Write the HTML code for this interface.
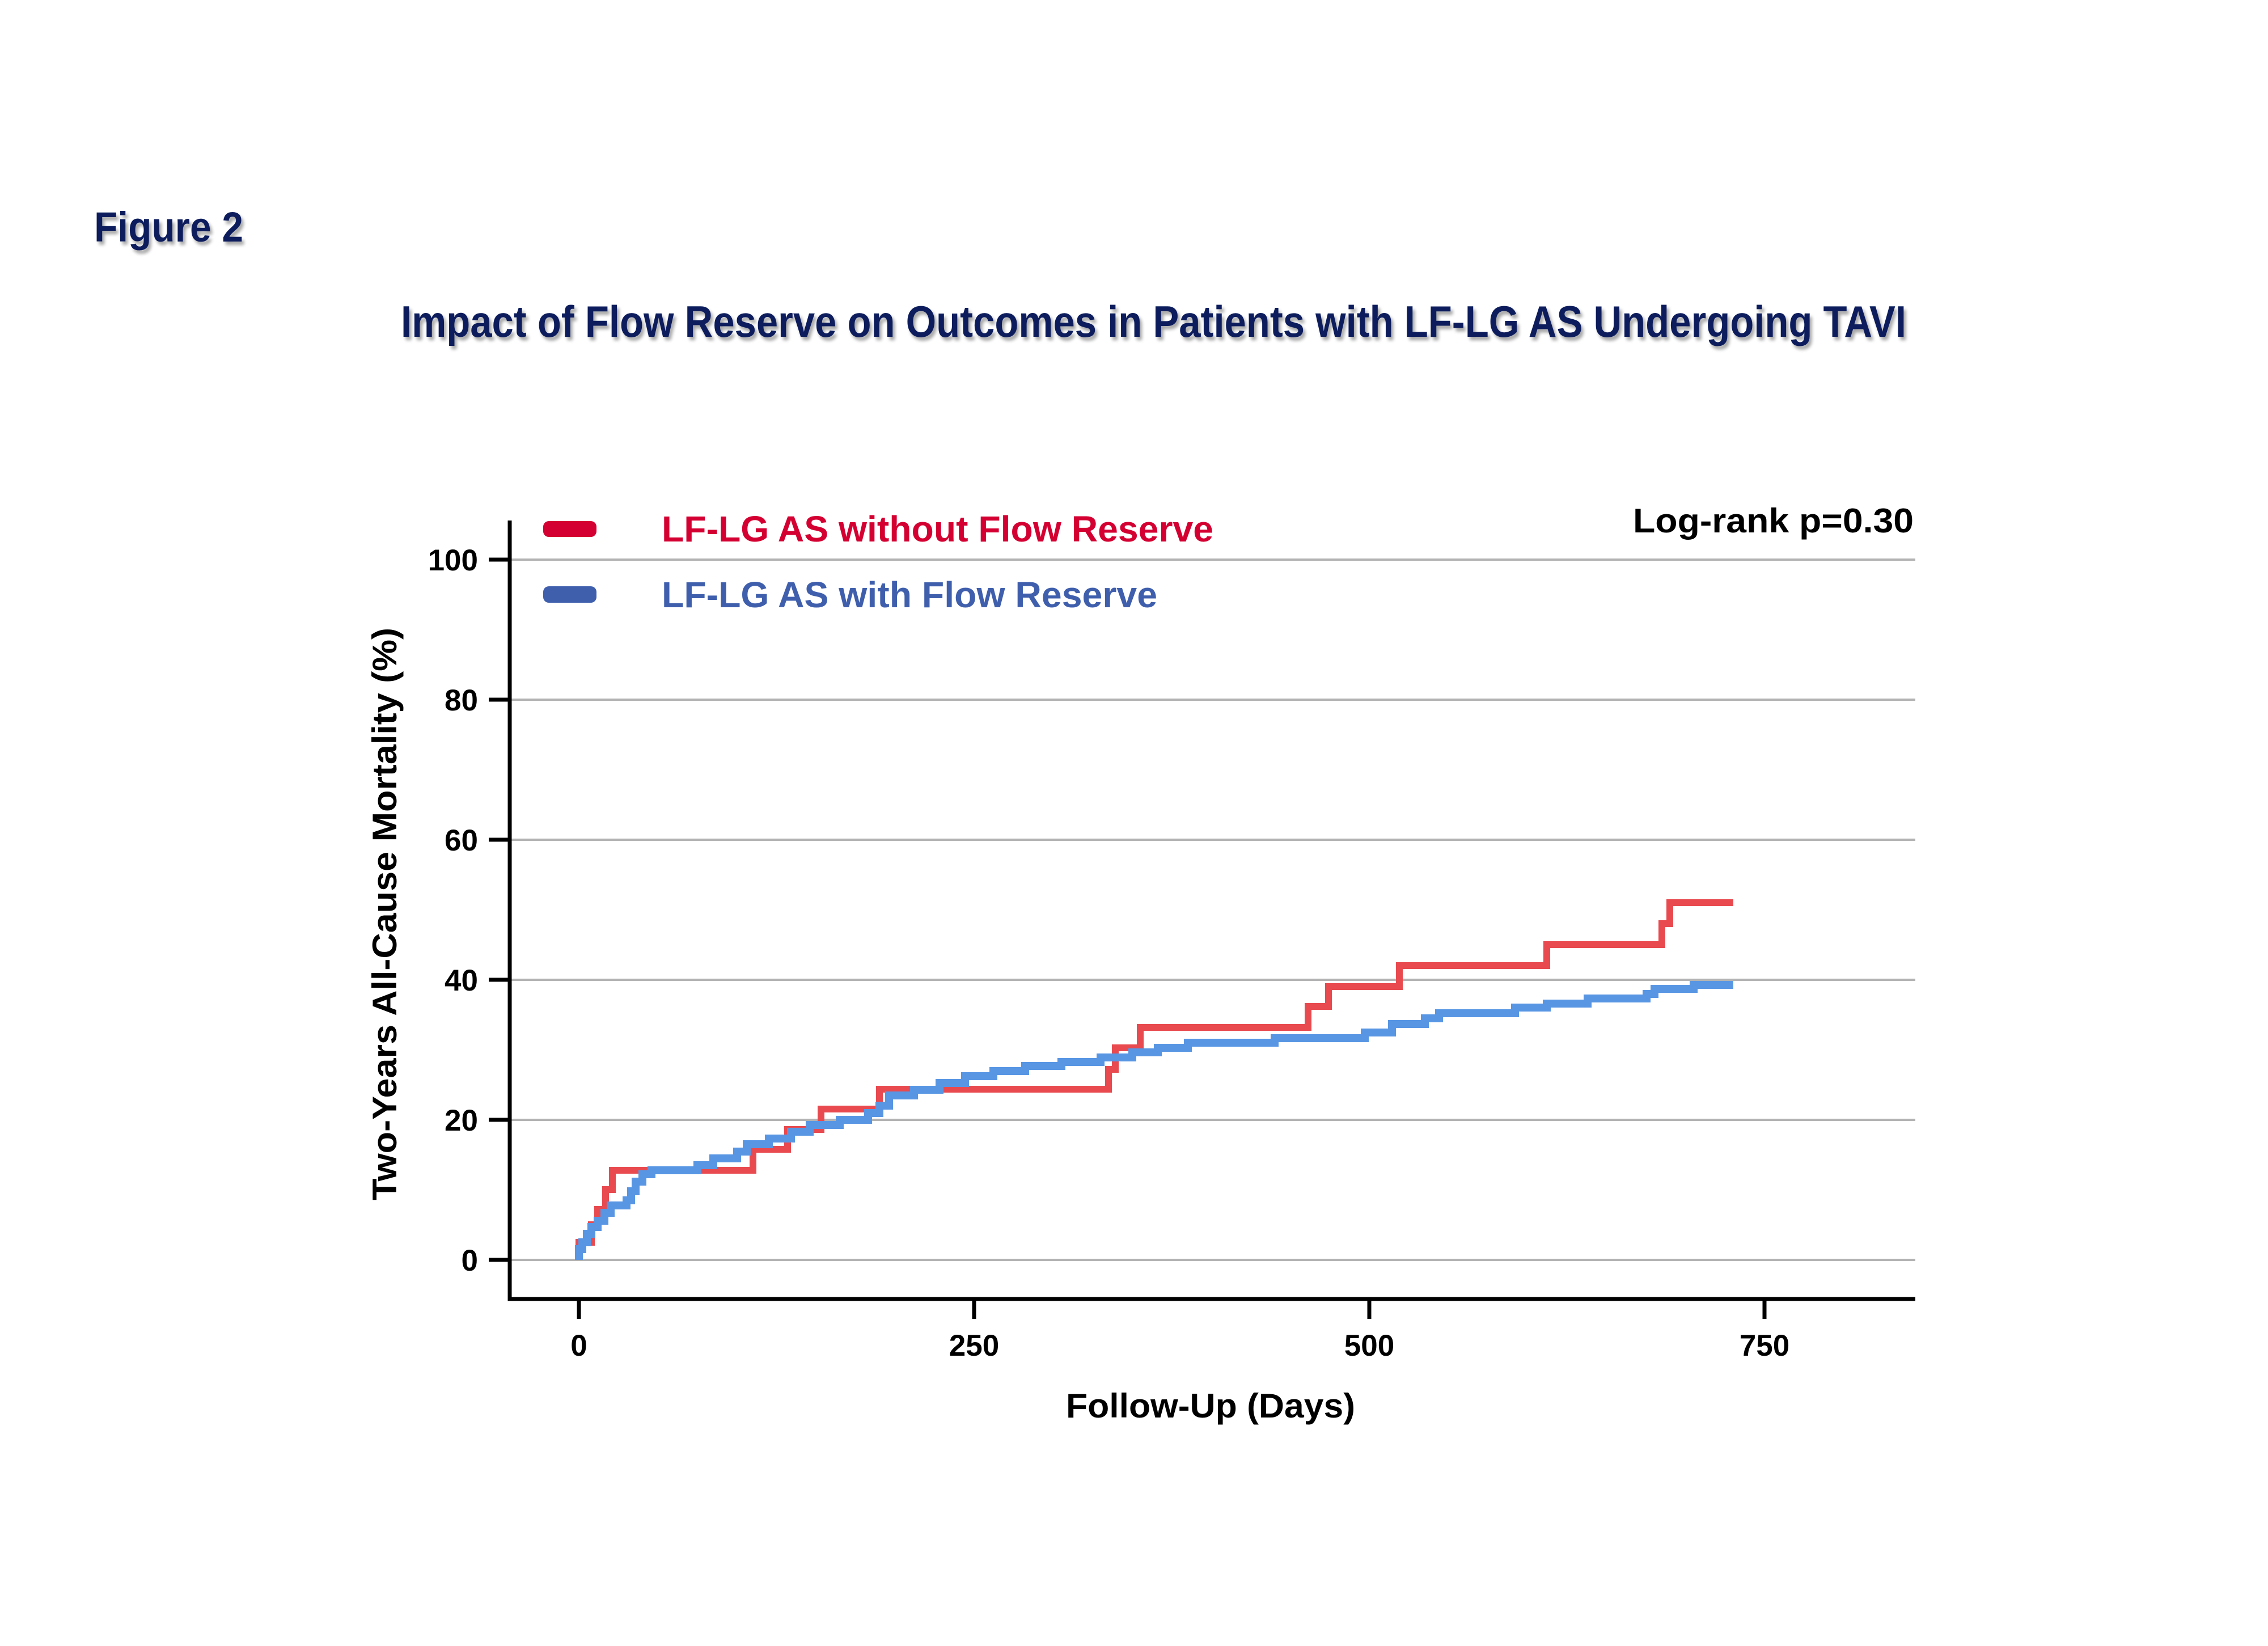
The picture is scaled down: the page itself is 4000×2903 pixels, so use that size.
<!DOCTYPE html>
<html><head><meta charset="utf-8"><style>html,body{margin:0;padding:0;background:#fff}svg{display:block}</style></head>
<body>
<svg xmlns="http://www.w3.org/2000/svg" width="4000" height="2903" viewBox="0 0 4000 2903">
<defs>
<filter id="sh" x="-5%" y="-20%" width="110%" height="150%"><feGaussianBlur in="SourceAlpha" stdDeviation="3"/><feOffset dx="4" dy="6"/><feComponentTransfer><feFuncA type="linear" slope="0.35"/></feComponentTransfer><feMerge><feMergeNode/><feMergeNode in="SourceGraphic"/></feMerge></filter>
</defs>
<rect width="4000" height="2903" fill="#fff"/>
<g font-family="Liberation Sans, Arial, sans-serif" font-weight="bold" fill="#0b1f5c" filter="url(#sh)">
<text x="166" y="426" font-size="74" textLength="263" lengthAdjust="spacingAndGlyphs">Figure 2</text>
<text x="707" y="594" font-size="78" textLength="2655" lengthAdjust="spacingAndGlyphs">Impact of Flow Reserve on Outcomes in Patients with LF-LG AS Undergoing TAVI</text>
</g>
<g stroke="#b3b3b3" stroke-width="4">
<line x1="902" y1="987" x2="3378" y2="987"/>
<line x1="902" y1="1234" x2="3378" y2="1234"/>
<line x1="902" y1="1481" x2="3378" y2="1481"/>
<line x1="902" y1="1728" x2="3378" y2="1728"/>
<line x1="902" y1="1975" x2="3378" y2="1975"/>
<line x1="902" y1="2222" x2="3378" y2="2222"/>
</g>
<g stroke="#000" stroke-width="7" fill="none">
<path d="M899 918 V2291 H3378"/>
<line x1="862" y1="987" x2="899" y2="987"/>
<line x1="862" y1="1234" x2="899" y2="1234"/>
<line x1="862" y1="1481" x2="899" y2="1481"/>
<line x1="862" y1="1728" x2="899" y2="1728"/>
<line x1="862" y1="1975" x2="899" y2="1975"/>
<line x1="862" y1="2222" x2="899" y2="2222"/>
<line x1="1021" y1="2291" x2="1021" y2="2326"/>
<line x1="1718" y1="2291" x2="1718" y2="2326"/>
<line x1="2415" y1="2291" x2="2415" y2="2326"/>
<line x1="3112" y1="2291" x2="3112" y2="2326"/>
</g>
<g font-family="Liberation Sans, Arial, sans-serif" font-weight="bold" font-size="53" fill="#000" text-anchor="end">
<text x="843" y="1006">100</text>
<text x="843" y="1253">80</text>
<text x="843" y="1500">60</text>
<text x="843" y="1747">40</text>
<text x="843" y="1994">20</text>
<text x="843" y="2241">0</text>
</g>
<g font-family="Liberation Sans, Arial, sans-serif" font-weight="bold" font-size="53" fill="#000" text-anchor="middle">
<text x="1021" y="2391">0</text>
<text x="1718" y="2391">250</text>
<text x="2415" y="2391">500</text>
<text x="3112" y="2391">750</text>
</g>
<text x="2135" y="2500" font-family="Liberation Sans, Arial, sans-serif" font-weight="bold" font-size="60" text-anchor="middle" textLength="510" lengthAdjust="spacingAndGlyphs">Follow-Up (Days)</text>
<text transform="translate(699,1612) rotate(-90)" font-family="Liberation Sans, Arial, sans-serif" font-weight="bold" font-size="60" text-anchor="middle" textLength="1010" lengthAdjust="spacingAndGlyphs">Two-Years All-Cause Mortality (%)</text>
<text x="3375" y="939" font-family="Liberation Sans, Arial, sans-serif" font-weight="bold" font-size="60" text-anchor="end" textLength="495" lengthAdjust="spacingAndGlyphs">Log-rank p=0.30</text>
<rect x="958" y="919" width="94" height="28" rx="10" fill="#d40032"/>
<rect x="958" y="1034" width="94" height="29" rx="10" fill="#3f5fad"/>
<text x="1167" y="955" font-family="Liberation Sans, Arial, sans-serif" font-weight="bold" font-size="64" fill="#d40032" textLength="973" lengthAdjust="spacingAndGlyphs">LF-LG AS without Flow Reserve</text>
<text x="1167" y="1071" font-family="Liberation Sans, Arial, sans-serif" font-weight="bold" font-size="64" fill="#3f5fad" textLength="874" lengthAdjust="spacingAndGlyphs">LF-LG AS with Flow Reserve</text>
<path fill="none" stroke="#e84a4f" stroke-width="12" d="M1021 2222 V2191 H1043 V2160 H1054 V2133 H1068 V2098 H1080 V2064 H1328 V2027 H1389 V1992 H1448 V1956 H1551 V1921 H1955 V1886 H1967 V1848 H2011 V1812 H2307 V1775 H2343 V1740 H2468 V1703 H2728 V1666 H2931 V1629 H2945 V1592 H3057"/>
<path fill="none" stroke="#5896e4" stroke-width="14" d="M1021 2222 V2203 H1027 V2191 H1035 V2176 H1043 V2164 H1054 V2153 H1066 V2139 H1077 V2126 H1105 V2117 H1113 V2101 H1121 V2084 H1133 V2071 H1149 V2064 H1230 V2055 H1258 V2043 H1300 V2031 H1317 V2018 H1356 V2008 H1395 V1996 H1428 V1984 H1481 V1975 H1531 V1963 H1551 V1950 H1568 V1932 H1612 V1922 H1657 V1910 H1702 V1898 H1752 V1889 H1808 V1880 H1872 V1873 H1941 V1865 H1997 V1856 H2042 V1848 H2095 V1839 H2248 V1831 H2407 V1821 H2455 V1806 H2513 V1796 H2538 V1787 H2672 V1777 H2728 V1770 H2800 V1761 H2904 V1753 H2918 V1744 H2987 V1737 H3057"/>
</svg>
</body></html>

______

Your task is an exact transcription of all the data, minus the pictures.

Write the HTML code for this interface.
The picture is scaled down: the page itself is 4000×2903 pixels, so use that size.
<!DOCTYPE html>
<html><head><meta charset="utf-8"><style>html,body{margin:0;padding:0;background:#fff}svg{display:block}</style></head>
<body>
<svg xmlns="http://www.w3.org/2000/svg" width="4000" height="2903" viewBox="0 0 4000 2903">
<defs>
<filter id="sh" x="-5%" y="-20%" width="110%" height="150%"><feGaussianBlur in="SourceAlpha" stdDeviation="3"/><feOffset dx="4" dy="6"/><feComponentTransfer><feFuncA type="linear" slope="0.35"/></feComponentTransfer><feMerge><feMergeNode/><feMergeNode in="SourceGraphic"/></feMerge></filter>
</defs>
<rect width="4000" height="2903" fill="#fff"/>
<g font-family="Liberation Sans, Arial, sans-serif" font-weight="bold" fill="#0b1f5c" filter="url(#sh)">
<text x="166" y="426" font-size="74" textLength="263" lengthAdjust="spacingAndGlyphs">Figure 2</text>
<text x="707" y="594" font-size="78" textLength="2655" lengthAdjust="spacingAndGlyphs">Impact of Flow Reserve on Outcomes in Patients with LF-LG AS Undergoing TAVI</text>
</g>
<g stroke="#b3b3b3" stroke-width="4">
<line x1="902" y1="987" x2="3378" y2="987"/>
<line x1="902" y1="1234" x2="3378" y2="1234"/>
<line x1="902" y1="1481" x2="3378" y2="1481"/>
<line x1="902" y1="1728" x2="3378" y2="1728"/>
<line x1="902" y1="1975" x2="3378" y2="1975"/>
<line x1="902" y1="2222" x2="3378" y2="2222"/>
</g>
<g stroke="#000" stroke-width="7" fill="none">
<path d="M899 918 V2291 H3378"/>
<line x1="862" y1="987" x2="899" y2="987"/>
<line x1="862" y1="1234" x2="899" y2="1234"/>
<line x1="862" y1="1481" x2="899" y2="1481"/>
<line x1="862" y1="1728" x2="899" y2="1728"/>
<line x1="862" y1="1975" x2="899" y2="1975"/>
<line x1="862" y1="2222" x2="899" y2="2222"/>
<line x1="1021" y1="2291" x2="1021" y2="2326"/>
<line x1="1718" y1="2291" x2="1718" y2="2326"/>
<line x1="2415" y1="2291" x2="2415" y2="2326"/>
<line x1="3112" y1="2291" x2="3112" y2="2326"/>
</g>
<g font-family="Liberation Sans, Arial, sans-serif" font-weight="bold" font-size="53" fill="#000" text-anchor="end">
<text x="843" y="1006">100</text>
<text x="843" y="1253">80</text>
<text x="843" y="1500">60</text>
<text x="843" y="1747">40</text>
<text x="843" y="1994">20</text>
<text x="843" y="2241">0</text>
</g>
<g font-family="Liberation Sans, Arial, sans-serif" font-weight="bold" font-size="53" fill="#000" text-anchor="middle">
<text x="1021" y="2391">0</text>
<text x="1718" y="2391">250</text>
<text x="2415" y="2391">500</text>
<text x="3112" y="2391">750</text>
</g>
<text x="2135" y="2500" font-family="Liberation Sans, Arial, sans-serif" font-weight="bold" font-size="60" text-anchor="middle" textLength="510" lengthAdjust="spacingAndGlyphs">Follow-Up (Days)</text>
<text transform="translate(699,1612) rotate(-90)" font-family="Liberation Sans, Arial, sans-serif" font-weight="bold" font-size="60" text-anchor="middle" textLength="1010" lengthAdjust="spacingAndGlyphs">Two-Years All-Cause Mortality (%)</text>
<text x="3375" y="939" font-family="Liberation Sans, Arial, sans-serif" font-weight="bold" font-size="60" text-anchor="end" textLength="495" lengthAdjust="spacingAndGlyphs">Log-rank p=0.30</text>
<rect x="958" y="919" width="94" height="28" rx="10" fill="#d40032"/>
<rect x="958" y="1034" width="94" height="29" rx="10" fill="#3f5fad"/>
<text x="1167" y="955" font-family="Liberation Sans, Arial, sans-serif" font-weight="bold" font-size="64" fill="#d40032" textLength="973" lengthAdjust="spacingAndGlyphs">LF-LG AS without Flow Reserve</text>
<text x="1167" y="1071" font-family="Liberation Sans, Arial, sans-serif" font-weight="bold" font-size="64" fill="#3f5fad" textLength="874" lengthAdjust="spacingAndGlyphs">LF-LG AS with Flow Reserve</text>
<path fill="none" stroke="#e84a4f" stroke-width="12" d="M1021 2222 V2191 H1043 V2160 H1054 V2133 H1068 V2098 H1080 V2064 H1328 V2027 H1389 V1992 H1448 V1956 H1551 V1921 H1955 V1886 H1967 V1848 H2011 V1812 H2307 V1775 H2343 V1740 H2468 V1703 H2728 V1666 H2931 V1629 H2945 V1592 H3057"/>
<path fill="none" stroke="#5896e4" stroke-width="14" d="M1021 2222 V2203 H1027 V2191 H1035 V2176 H1043 V2164 H1054 V2153 H1066 V2139 H1077 V2126 H1105 V2117 H1113 V2101 H1121 V2084 H1133 V2071 H1149 V2064 H1230 V2055 H1258 V2043 H1300 V2031 H1317 V2018 H1356 V2008 H1395 V1996 H1428 V1984 H1481 V1975 H1531 V1963 H1551 V1950 H1568 V1932 H1612 V1922 H1657 V1910 H1702 V1898 H1752 V1889 H1808 V1880 H1872 V1873 H1941 V1865 H1997 V1856 H2042 V1848 H2095 V1839 H2248 V1831 H2407 V1821 H2455 V1806 H2513 V1796 H2538 V1787 H2672 V1777 H2728 V1770 H2800 V1761 H2904 V1753 H2918 V1744 H2987 V1737 H3057"/>
</svg>
</body></html>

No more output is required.